22 February 2015 Premier League Football - Tottenham Hotspur v West Ham United ;  the site for the new Tottenham stadium is cleared with the exception of the Archway Sheet Metal Work building , close to the North Stand at White Hart Lane. Photo: Mark Leech

The added revenue from almost doubling our capacity (providing it sells out) will mean that we will not only be able to afford higher transfer fees, but also be able to afford higher wages, which I think is our main problem in attracting the highest calibre of player. It will enable us to mix it with the real big boys of European football, and not be a “stepping stone” club, which, let’s face it, we have been in recent years with the likes of Modric, Bale, Carrick, Berbatov and possibly soon to be Lloris all moving onto greener pastures.

The plan involves building a 17,000 single-tiered stand at one end of the ground. This will make it the largest of its kind in the country and should make for an incredible atmosphere. That’s the plan anyway, but it’s hard to imagine the atmosphere will be anything less than electric, especially in the first season of moving in.

There are also plans to play NFL games there. I realise that this will bring even more revenue to the club, but I’m not really a fan of this. I don’t really care either way about American Football. If people like it that’s fine, but I don’t agree with taking a team away from their own fans in search of greater fortunes.
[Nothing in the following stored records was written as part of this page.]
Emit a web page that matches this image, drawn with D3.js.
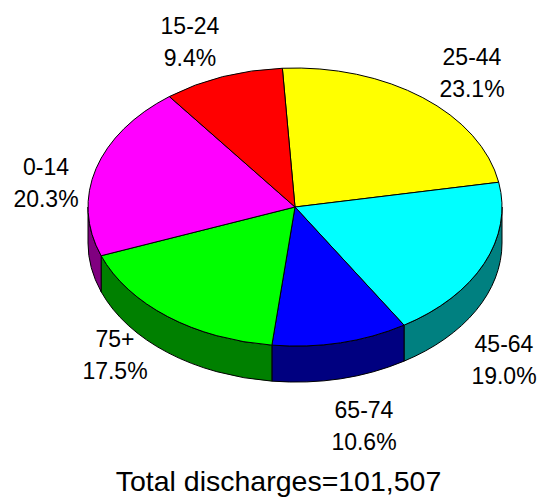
<!DOCTYPE html>
<html>
<head>
<meta charset="utf-8">
<script src="https://cdn.jsdelivr.net/npm/d3@7"></script>
<style>
  html, body { margin: 0; padding: 0; background: #ffffff; }
  svg { display: block; }
  text { font-family: "Liberation Sans", Arial, sans-serif; fill: #000; }
</style>
</head>
<body>
<svg id="chart" width="539" height="497"></svg>
<script>
// ---- data ----
const categories = ["25-44", "45-64", "65-74", "75+", "0-14", "15-24"];
const percents   = [23.1, 19.0, 10.6, 17.5, 20.3, 9.4];
const topColors  = ["#ffff00", "#00ffff", "#0000ff", "#00ff00", "#ff00ff", "#ff0000"];
const sideColors = ["#808000", "#008080", "#000080", "#008000", "#800080", "#800000"];
const percentLabels = ["23.1%", "19.0%", "10.6%", "17.5%", "20.3%", "9.4%"];
const totalLabel = "Total discharges=101,507";

// ---- layout ----
const W = 539, H = 497;
const cx = 295, cy = 207, rx = 207, ry = 139, depth = 36;
const start = -3.5 * Math.PI / 180;
// label anchor (center x, first baseline) for each category
const labelAnchors = [[472, 65], [504, 352], [364, 418], [115, 347], [46, 175], [190, 34]];
const lineGap = 32;

const svg = d3.select("#chart");
svg.append("rect").attr("width", W).attr("height", H).attr("fill", "#ffffff");

const pie = d3.pie().sort(null).value(d => d)
  .startAngle(start).endAngle(start + 2 * Math.PI);
const arcs = pie(percents);

const pt = (t, dy) => [cx + rx * Math.sin(t), cy - ry * Math.cos(t) + dy];

// side walls (front half only)
const sides = svg.append("g");
arcs.forEach((a, i) => {
  const t1 = Math.max(a.startAngle, Math.PI / 2);
  const t2 = Math.min(a.endAngle, 3 * Math.PI / 2);
  if (t1 >= t2) return;
  const p1 = pt(t1, 0), p2 = pt(t2, 0), p2b = pt(t2, depth), p1b = pt(t1, depth);
  const d = `M${p1} A${rx},${ry} 0 0 1 ${p2} L${p2b} A${rx},${ry} 0 0 0 ${p1b} Z`;
  sides.append("path").attr("d", d)
    .attr("fill", sideColors[i]).attr("stroke", "#000").attr("stroke-width", 1)
    .attr("stroke-linejoin", "round");
});

// top face
const arcGen = d3.arc().innerRadius(0).outerRadius(rx);
svg.append("g")
  .attr("transform", `translate(${cx},${cy}) scale(1,${ry / rx})`)
  .selectAll("path").data(arcs).join("path")
  .attr("d", arcGen)
  .attr("fill", (d, i) => topColors[i])
  .attr("stroke", "#000").attr("stroke-width", 1)
  .attr("vector-effect", "non-scaling-stroke")
  .attr("stroke-linejoin", "round");

// labels
const lg = svg.append("g").attr("font-size", 23).attr("text-anchor", "middle");
categories.forEach((c, i) => {
  const [x, y] = labelAnchors[i];
  lg.append("text").attr("x", x).attr("y", y).text(c);
  lg.append("text").attr("x", x).attr("y", y + lineGap).text(percentLabels[i]);
});

svg.append("text")
  .attr("x", 278.5).attr("y", 491)
  .attr("text-anchor", "middle").attr("font-size", 28.5)
  .text(totalLabel);
</script>
</body>
</html>
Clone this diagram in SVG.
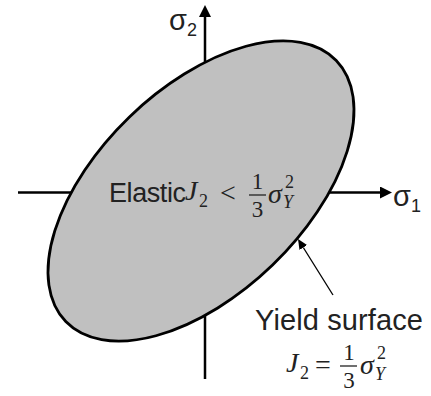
<svg xmlns="http://www.w3.org/2000/svg" width="431" height="396" viewBox="0 0 431 396">
  <style>
    .axis { stroke: #000; stroke-width: 2.5; fill: none; }
    .pointer { stroke: #000; stroke-width: 1.3; fill: none; }
    .sans { font-family: "Liberation Sans", Arial, sans-serif; fill: #222; }
    .mi { font-family: "Liberation Serif", "Times New Roman", serif; font-style: italic; fill: #222; }
    .mn { font-family: "Liberation Serif", "Times New Roman", serif; fill: #222; }
    .bar { stroke: #222; stroke-width: 1.3; }
  </style>
  <defs>
    <marker id="axisHead" viewBox="0 0 12 12" markerUnits="userSpaceOnUse" markerWidth="12" markerHeight="12" refX="0" refY="6" orient="auto">
      <path d="M0,0 L12,6 L0,12 z" fill="#000"/>
    </marker>
    <marker id="ptrHead" viewBox="0 0 10 9" markerUnits="userSpaceOnUse" markerWidth="10" markerHeight="9" refX="0" refY="4.5" orient="auto">
      <path d="M0,0 L10,4.5 L0,9 z" fill="#000"/>
    </marker>
  </defs>

  <g id="connectors">
    <line id="axis-s1" class="axis" x1="18" y1="192.5" x2="380" y2="192.5" marker-end="url(#axisHead)"/>
    <line id="axis-s2" class="axis" x1="205" y1="379" x2="205" y2="17" marker-end="url(#axisHead)"/>
  </g>

  <g id="yield-ellipse">
    <ellipse cx="201" cy="191" rx="188" ry="103" transform="rotate(-44 201 191)" fill="#c0c0c0" stroke="#000" stroke-width="2.8"/>
  </g>

  <g id="pointer-connector">
    <line class="pointer" x1="333" y1="295" x2="303.3" y2="247.5" marker-end="url(#ptrHead)"/>
  </g>

  <g id="label-s2">
    <text class="sans" x="169" y="30" font-size="29">σ</text>
    <text class="sans" x="187" y="36" font-size="18">2</text>
  </g>

  <g id="label-s1">
    <text class="sans" x="393" y="206" font-size="29">σ</text>
    <text class="sans" x="411" y="212" font-size="18">1</text>
  </g>

  <g id="elastic-label">
    <text class="sans" x="109" y="202" font-size="27" textLength="77">Elastic</text>
    <text class="mi" x="185" y="200" font-size="28">J</text>
    <text class="mn" x="199" y="207" font-size="18">2</text>
    <text class="mn" x="220" y="202" font-size="28">&lt;</text>
    <text class="mn" x="257.5" y="189" font-size="23" text-anchor="middle">1</text>
    <line class="bar" x1="249" y1="195" x2="266" y2="195"/>
    <text class="mn" x="257.5" y="217" font-size="23" text-anchor="middle">3</text>
    <text class="mi" x="268" y="203" font-size="28">σ</text>
    <text class="mn" x="285" y="188" font-size="18">2</text>
    <text class="mi" x="283" y="208" font-size="18">Y</text>
  </g>

  <g id="yield-label">
    <text class="sans" x="255" y="330" font-size="29" textLength="168">Yield surface</text>
    <text class="mi" x="286" y="372" font-size="28">J</text>
    <text class="mn" x="300" y="379" font-size="18">2</text>
    <text class="mn" x="315" y="374" font-size="28">=</text>
    <text class="mn" x="349" y="360" font-size="23" text-anchor="middle">1</text>
    <line class="bar" x1="340" y1="366" x2="357" y2="366"/>
    <text class="mn" x="349" y="388" font-size="23" text-anchor="middle">3</text>
    <text class="mi" x="360" y="374" font-size="28">σ</text>
    <text class="mn" x="377" y="359" font-size="18">2</text>
    <text class="mi" x="375" y="380" font-size="18">Y</text>
  </g>
</svg>
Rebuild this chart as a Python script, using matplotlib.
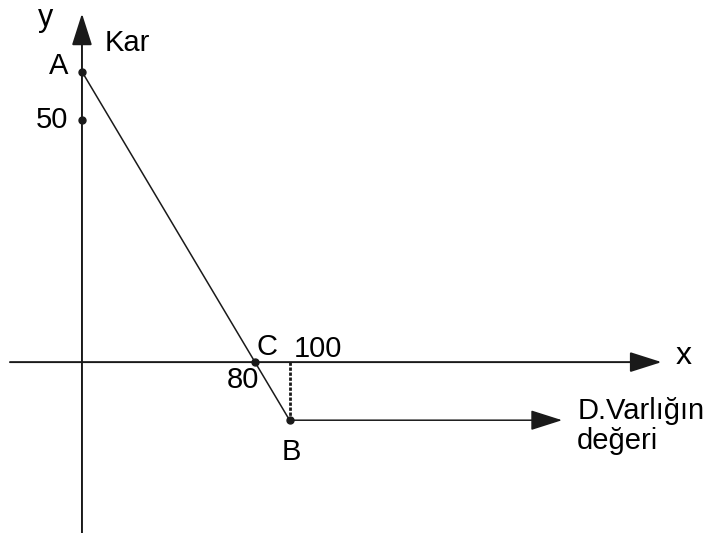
import matplotlib
matplotlib.use('Agg')
import matplotlib.pyplot as plt

# noktalar
point_names = ['A', 'C', 'B']
point_x = [0, 80, 96]
point_y = [60, 0, -12]
tick50_y = 50
x_labels = ['80', '100']
y_labels = ['50']
x_axis_end = 268
y_axis_top = 72
arrow_end_x = 222

plt.rcParams['font.family'] = ['Liberation Sans', 'DejaVu Sans']

fig = plt.figure(figsize=(7.23, 5.33), dpi=100)
ax = fig.add_axes([0, 0, 1, 1])
ax.set_xlim(-37.9, 296.4)
ax.set_ylim(-35.3, 74.8)
ax.axis('off')

arr = dict(arrowstyle='-|>,head_length=1.1,head_width=0.35', color='#1a1a1a',
           lw=1.4, shrinkA=0, shrinkB=0, mutation_scale=18)
# eksenler
ax.annotate('', xy=(x_axis_end, 0), xytext=(-33.3, 0), arrowprops=arr)
ax.annotate('', xy=(0, y_axis_top), xytext=(0, -35.3), arrowprops=arr)

# A-C-B dogrusu
ax.plot(point_x, point_y, color='#1a1a1a', lw=1.1)
# B'den yatay ok
ax.annotate('', xy=(arrow_end_x, point_y[2]), xytext=(point_x[2], point_y[2]),
            arrowprops=dict(arr, lw=1.1))
# kesikli dikey
ax.plot([point_x[2], point_x[2]], [0, point_y[2]], color='#1a1a1a', lw=2,
        linestyle=(0, (1.2, 0.6)))

ax.plot(point_x + [0], point_y + [tick50_y], 'o', color='#1a1a1a', ms=5)

fs = 21
ax.text(-17, 71, 'y', fontsize=fs + 1, ha='center', va='center')
ax.text(10.5, 66, 'Kar', fontsize=fs, ha='left', va='center')
ax.text(-11, 61.2, point_names[0], fontsize=fs, ha='center', va='center')
ax.text(-6.5, tick50_y, y_labels[0], fontsize=fs, ha='right', va='center')
ax.text(85.5, 3.1, point_names[1], fontsize=fs, ha='center', va='center')
ax.text(109, 2.7, x_labels[1], fontsize=fs, ha='center', va='center')
ax.text(74.5, -3.7, x_labels[0], fontsize=fs, ha='center', va='center')
ax.text(97, -18.6, point_names[2], fontsize=fs, ha='center', va='center')
ax.text(278.4, 1.2, 'x', fontsize=fs + 2, ha='center', va='center')
ax.text(229, -10.1, 'D.Varlığın', fontsize=fs, ha='left', va='center')
ax.text(229, -16.3, 'değeri', fontsize=fs, ha='left', va='center')

fig.savefig('out.png', dpi=100)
For example, if Spurs were to play a couple of games in an American stadium each season, I’d find that totally unacceptable, and I do have fears that the Premier League will go that way within my lifetime (I hope I’m wrong). So any kind of deal with the NFL isn’t the best news in my opinion.
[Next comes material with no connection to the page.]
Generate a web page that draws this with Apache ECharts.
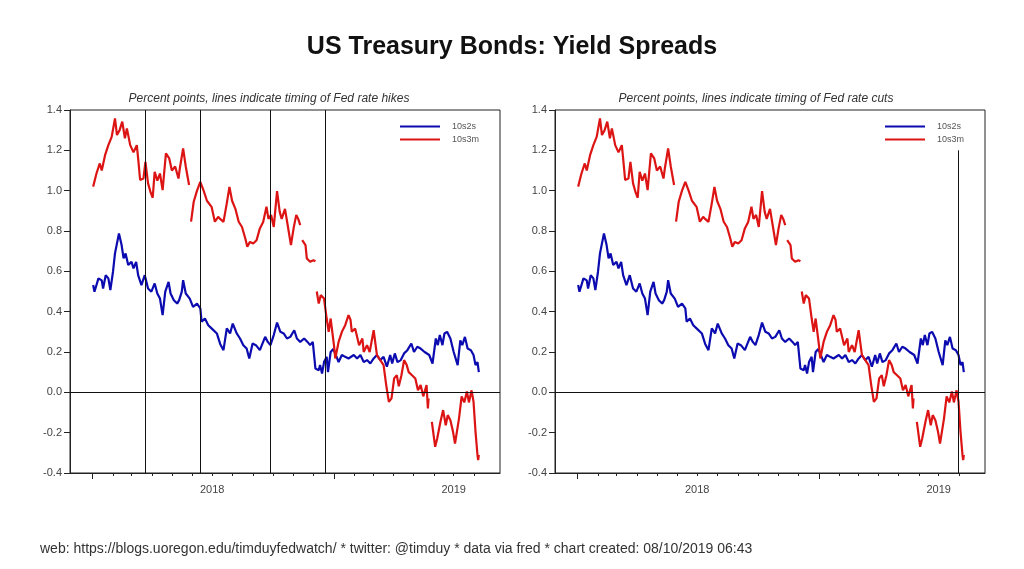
<!DOCTYPE html>
<html>
<head>
<meta charset="utf-8">
<script src="https://cdn.jsdelivr.net/npm/echarts@6/dist/echarts.min.js"></script>
<style>
html,body{margin:0;padding:0;background:#fff;}
#chart{width:1024px;height:569px;}
</style>
</head>
<body>
<div id="chart"></div>
<script>
// ---- Data ----
const s2Dates = ['2018-01-02','2018-01-04','2018-01-10','2018-01-15','2018-01-17','2018-01-21','2018-01-25','2018-01-28','2018-02-01','2018-02-04','2018-02-07','2018-02-10','2018-02-14','2018-02-17','2018-02-20','2018-02-24','2018-03-01','2018-03-04','2018-03-08','2018-03-11','2018-03-16','2018-03-21','2018-03-26','2018-03-31','2018-04-05','2018-04-09','2018-04-13','2018-04-17','2018-04-21','2018-04-26','2018-04-29','2018-05-04','2018-05-09','2018-05-12','2018-05-16','2018-05-18','2018-05-22','2018-05-28','2018-06-02','2018-06-08','2018-06-13','2018-06-15','2018-06-20','2018-06-25','2018-06-30','2018-07-08','2018-07-13','2018-07-18','2018-07-23','2018-07-28','2018-08-01','2018-08-07','2018-08-12','2018-08-17','2018-08-22','2018-08-26','2018-08-31','2018-09-05','2018-09-11','2018-09-14','2018-09-19','2018-09-23','2018-09-27','2018-10-02','2018-10-07','2018-10-12','2018-10-17','2018-10-22','2018-10-27','2018-11-02','2018-11-06','2018-11-11','2018-11-17','2018-11-22','2018-11-26','2018-11-30','2018-12-04','2018-12-09','2018-12-11','2018-12-14','2018-12-17','2018-12-21','2018-12-23','2018-12-27','2018-12-31','2019-01-05','2019-01-08','2019-01-13','2019-01-18','2019-01-23','2019-01-26','2019-01-31','2019-02-05','2019-02-10','2019-02-15','2019-02-20','2019-02-25','2019-03-02','2019-03-07','2019-03-12','2019-03-17','2019-03-22','2019-03-27','2019-03-30','2019-04-03','2019-04-07','2019-04-12','2019-04-17','2019-04-22','2019-04-28','2019-05-02','2019-05-07','2019-05-12','2019-05-18','2019-05-25','2019-05-30','2019-06-04','2019-06-07','2019-06-10','2019-06-14','2019-06-17','2019-06-21','2019-06-26','2019-07-01','2019-07-07','2019-07-11','2019-07-14','2019-07-18','2019-07-22','2019-07-27','2019-07-31','2019-08-03','2019-08-06','2019-08-08'];
const s2Values = [0.532,0.499,0.565,0.555,0.515,0.581,0.565,0.507,0.598,0.689,0.689,0.788,0.73,0.664,0.689,0.631,0.647,0.615,0.647,0.581,0.532,0.581,0.515,0.499,0.54,0.49,0.465,0.383,0.499,0.548,0.49,0.457,0.44,0.457,0.499,0.556,0.49,0.465,0.424,0.44,0.416,0.35,0.366,0.333,0.317,0.292,0.24,0.209,0.317,0.292,0.341,0.292,0.267,0.234,0.217,0.168,0.242,0.234,0.209,0.234,0.275,0.25,0.234,0.284,0.346,0.30,0.292,0.267,0.275,0.308,0.267,0.25,0.267,0.25,0.234,0.25,0.118,0.11,0.135,0.093,0.15,0.176,0.10,0.20,0.215,0.176,0.15,0.185,0.176,0.168,0.16,0.185,0.168,0.185,0.15,0.16,0.143,0.168,0.185,0.16,0.176,0.127,0.185,0.143,0.193,0.15,0.16,0.193,0.209,0.242,0.20,0.226,0.217,0.20,0.185,0.143,0.267,0.234,0.284,0.234,0.292,0.30,0.267,0.20,0.135,0.258,0.234,0.275,0.217,0.209,0.185,0.135,0.15,0.10];

const s3Dates = ['2018-01-02','2018-01-07','2018-01-12','2018-01-15','2018-01-20','2018-01-25','2018-01-30','2018-02-04','2018-02-07','2018-02-11','2018-02-15','2018-02-19','2018-02-22','2018-02-27','2018-03-04','2018-03-09','2018-03-11','2018-03-14','2018-03-19','2018-03-22','2018-03-26','2018-03-30','2018-04-02','2018-04-05','2018-04-09','2018-04-13','2018-04-17','2018-04-22','2018-04-27','2018-05-01','2018-05-06','2018-05-11','2018-05-13','2018-05-18','2018-05-22','2018-05-27','2018-05-28','2018-05-30','2018-06-03','2018-06-08','2018-06-13','2018-06-18','2018-06-23','2018-06-30','2018-07-05','2018-07-10','2018-07-13','2018-07-18','2018-07-23','2018-07-27','2018-07-31','2018-08-05','2018-08-10','2018-08-15','2018-08-20','2018-08-23','2018-08-27','2018-09-01','2018-09-06','2018-09-11','2018-09-16','2018-09-21','2018-09-24','2018-09-28','2018-10-02','2018-10-07','2018-10-11','2018-10-14','2018-10-19','2018-10-23','2018-10-28','2018-11-01','2018-11-05','2018-11-08','2018-11-11','2018-11-12','2018-11-14','2018-11-19','2018-11-21','2018-11-26','2018-12-01','2018-12-04','2018-12-05','2018-12-06','2018-12-09','2018-12-12','2018-12-17','2018-12-21','2018-12-24','2018-12-27','2019-01-01','2019-01-03','2019-01-08','2019-01-13','2019-01-18','2019-01-23','2019-01-26','2019-01-28','2019-02-02','2019-02-08','2019-02-13','2019-02-15','2019-02-20','2019-02-24','2019-03-02','2019-03-07','2019-03-12','2019-03-17','2019-03-21','2019-03-25','2019-03-29','2019-04-02','2019-04-06','2019-04-09','2019-04-13','2019-04-17','2019-04-21','2019-04-24','2019-04-29','2019-05-04','2019-05-08','2019-05-12','2019-05-16','2019-05-21','2019-05-23','2019-05-24','2019-05-27','2019-05-29','2019-06-03','2019-06-06','2019-06-11','2019-06-15','2019-06-19','2019-06-22','2019-06-26','2019-06-30','2019-07-03','2019-07-09','2019-07-13','2019-07-17','2019-07-21','2019-07-24','2019-07-28','2019-07-31','2019-08-03','2019-08-06','2019-08-07','2019-08-08'];
const s3Values = [1.02,1.085,1.135,1.10,1.176,1.226,1.267,1.358,1.276,1.30,1.342,1.26,1.309,1.226,1.19,1.226,1.16,1.053,1.06,1.143,1.036,0.99,0.965,1.094,1.05,1.085,1.003,1.185,1.16,1.10,1.12,1.06,1.11,1.21,1.12,1.028,null,0.846,0.945,1.0,1.044,1.0,0.95,0.92,0.846,0.87,0.86,0.845,0.937,1.019,0.95,0.91,0.846,0.82,0.763,0.722,0.746,0.738,0.754,0.813,0.845,0.92,0.86,0.88,0.82,0.998,0.895,0.86,0.91,0.83,0.73,0.813,0.88,0.86,0.829,null,0.755,0.73,0.664,0.647,0.655,0.65,null,0.50,0.44,0.482,0.465,0.366,0.30,0.366,0.234,0.168,0.25,0.30,0.333,0.383,0.36,0.30,0.317,0.234,0.267,0.20,0.234,0.20,0.308,0.185,0.16,0.135,0.036,-0.047,-0.03,0.069,0.085,0.03,0.085,0.16,0.135,0.10,0.085,0.069,0.01,0.036,-0.02,0.036,-0.08,-0.03,null,-0.146,-0.27,-0.23,-0.146,-0.088,-0.163,-0.113,-0.138,-0.196,-0.254,-0.13,-0.02,-0.05,0.004,-0.05,0.01,-0.047,-0.196,-0.312,-0.336,-0.31];

const hikeDates = ['2018-03-21','2018-06-13','2018-09-26','2018-12-19'];
const cutDates = ['2019-07-31'];
const yearLabelDates = ['2018-07-01','2019-07-01'];   // year labels sit mid-year
const yearTickDates = ['2018-01-01','2019-01-01'];
const axisStart = '2017-11-28', axisEnd = '2019-09-09';
const yTicks = {min: -0.4, max: 1.4, interval: 0.2};

// ---- helpers ----
const t = s => { const [y, m, d] = s.split('-').map(Number); return new Date(y, m - 1, d).getTime(); };
const pairs = (ds, vs) => ds.map((d, i) => [t(d), vs[i] === null ? '-' : vs[i]]);
const monthTicks = [];
for (let y = 2018, m = 0; y < 2019 || (y === 2019 && m <= 7); ) {
  monthTicks.push(new Date(y, m, 1).getTime());
  m++; if (m > 11) { m = 0; y++; }
}

const BLUE = '#0b0bb0', RED = '#dc1414', INK = '#222';
const FONT = '"Liberation Sans", Arial, sans-serif';
const grids = [{left: 70}, {left: 555}];

const option = {
  animation: false,
  backgroundColor: '#fff',
  textStyle: {fontFamily: FONT},
  title: [{
    text: 'US Treasury Bonds: Yield Spreads', left: 'center', top: 30,
    textStyle: {fontSize: 25, fontWeight: 'bold', color: '#111', fontFamily: FONT}
  }],
  graphic: [
    {type: 'text', x: 269, y: 99, style: {text: 'Percent points, lines indicate timing of Fed rate hikes', font: 'italic 12px ' + FONT, fill: '#333', align: 'center', verticalAlign: 'middle'}},
    {type: 'text', x: 756, y: 99, style: {text: 'Percent points, lines indicate timing of Fed rate cuts', font: 'italic 12px ' + FONT, fill: '#333', align: 'center', verticalAlign: 'middle'}},
    {type: 'text', x: 40, y: 549, style: {text: 'web: https://blogs.uoregon.edu/timduyfedwatch/ * twitter: @timduy * data via fred * chart created: 08/10/2019 06:43', font: '14px ' + FONT, fill: '#333', align: 'left', verticalAlign: 'middle'}}
  ],
  legend: grids.map(g => ({
    left: g.left + 325, top: 117, orient: 'vertical', icon: 'rect',
    itemWidth: 40, itemHeight: 2, itemGap: 4, selectedMode: false,
    data: ['10s2s', '10s3m'],
    textStyle: {fontSize: 9, color: '#555', padding: [0, 0, 0, 7], fontFamily: FONT}
  })),
  grid: grids.map(g => ({
    left: g.left, top: 110, width: 430, height: 363, show: true,
    borderColor: INK, borderWidth: 1, backgroundColor: 'transparent'
  })),
  xAxis: [],
  yAxis: [],
  series: []
};

grids.forEach((g, i) => {
  option.xAxis.push({
    type: 'value', gridIndex: i, position: 'bottom', min: t(axisStart), max: t(axisEnd),
    axisLine: {show: true, onZero: false, lineStyle: {color: INK, width: 1}},
    axisTick: {show: true, customValues: monthTicks, length: 3, lineStyle: {color: INK}},
    axisLabel: {show: true, customValues: yearLabelDates.map(t), margin: 11, fontSize: 11, color: '#444',
      formatter: v => String(new Date(v).getFullYear())},
    splitLine: {show: false}
  });
  option.xAxis.push({
    type: 'value', gridIndex: i, position: 'bottom', min: t(axisStart), max: t(axisEnd),
    axisLine: {show: false, onZero: false},
    axisTick: {show: true, customValues: yearTickDates.map(t), length: 6, lineStyle: {color: INK}},
    axisLabel: {show: false}, splitLine: {show: false}
  });
  option.yAxis.push({
    type: 'value', gridIndex: i, min: yTicks.min, max: yTicks.max, interval: yTicks.interval,
    axisLine: {show: true, onZero: false, lineStyle: {color: INK}},
    axisTick: {show: true, length: 6, lineStyle: {color: INK}},
    axisLabel: {margin: 8, fontSize: 11, color: '#444', formatter: v => v.toFixed(1)},
    splitLine: {show: false}
  });
  const marks = [{yAxis: 0}];
  if (i === 0) hikeDates.forEach(d => marks.push({xAxis: t(d)}));
  else cutDates.forEach(d => marks.push([{coord: [t(d), 1.2]}, {coord: [t(d), yTicks.min]}]));
  option.series.push({
    name: '10s2s', type: 'line', xAxisIndex: 2 * i, yAxisIndex: i,
    data: pairs(s2Dates, s2Values), symbol: 'none', showSymbol: false,
    lineStyle: {color: BLUE, width: 2.2}, itemStyle: {color: BLUE},
    emphasis: {disabled: true},
    markLine: {silent: true, symbol: ['none', 'none'], label: {show: false},
      emphasis: {disabled: true},
      lineStyle: {color: '#111', width: 1, type: 'solid'}, data: marks}
  });
  option.series.push({
    name: '10s3m', type: 'line', xAxisIndex: 2 * i, yAxisIndex: i,
    data: pairs(s3Dates, s3Values), symbol: 'none', showSymbol: false,
    lineStyle: {color: RED, width: 2.2}, itemStyle: {color: RED},
    emphasis: {disabled: true}
  });
});

const chart = echarts.init(document.getElementById('chart'), null, {renderer: 'canvas'});
chart.setOption(option);
</script>
</body>
</html>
Again, with the added revenue, I’m afraid we’ll dip into the transfer market too much and neglect the academy players. I loved seeing so many of our young players nail down first-team places last season, and it was so satisfying to beat the likes of Arsenal and Chelsea with no less than five academy players on the pitch. Call me a hopeless romantic, but I’d prefer to see those guys give their all than pay some “superstar” £200k a week to put half a shift in on “a rainy night in Stoke” which is often the case with big money transfers.

16 May 2015 Premier League Football ; Tottenham Hotspur v Hull City;  Harry Kane of Tottenham. Photo: Mark Leech

But then, would signing the better players bring more success? I’d like to say I’ll stay true to my principles, but it is hard to argue with the idea of consistent Champions League football and winning trophies on a regular basis. I guess I have to hope we go about it in the right way, and the likes of Kane, Bentaleb, Townsend and Mason all stay and form the backbone of our side, with perhaps a lot more academy products mixed in with new talent.

Another thing that worries me is the season away from White Hart Lane. Will all the businesses in the area be able to cope without the matchday income for a year? What’s going to happen to the Bell and Hare or the Bricklayers Arms? These are iconic places for many Spurs fans, and form part of the match day ritual – it would be a travesty if the club allowed them to shut down during this period.

Time will tell, and I know I’ll definitely miss White Hart Lane. It’s been our home for so long and it is a shame to move on. But I am excited all the same and, ultimately, if we want to compete with Europe’s elite then it’s the price we have to pay. I just hope we haven’t sold our souls.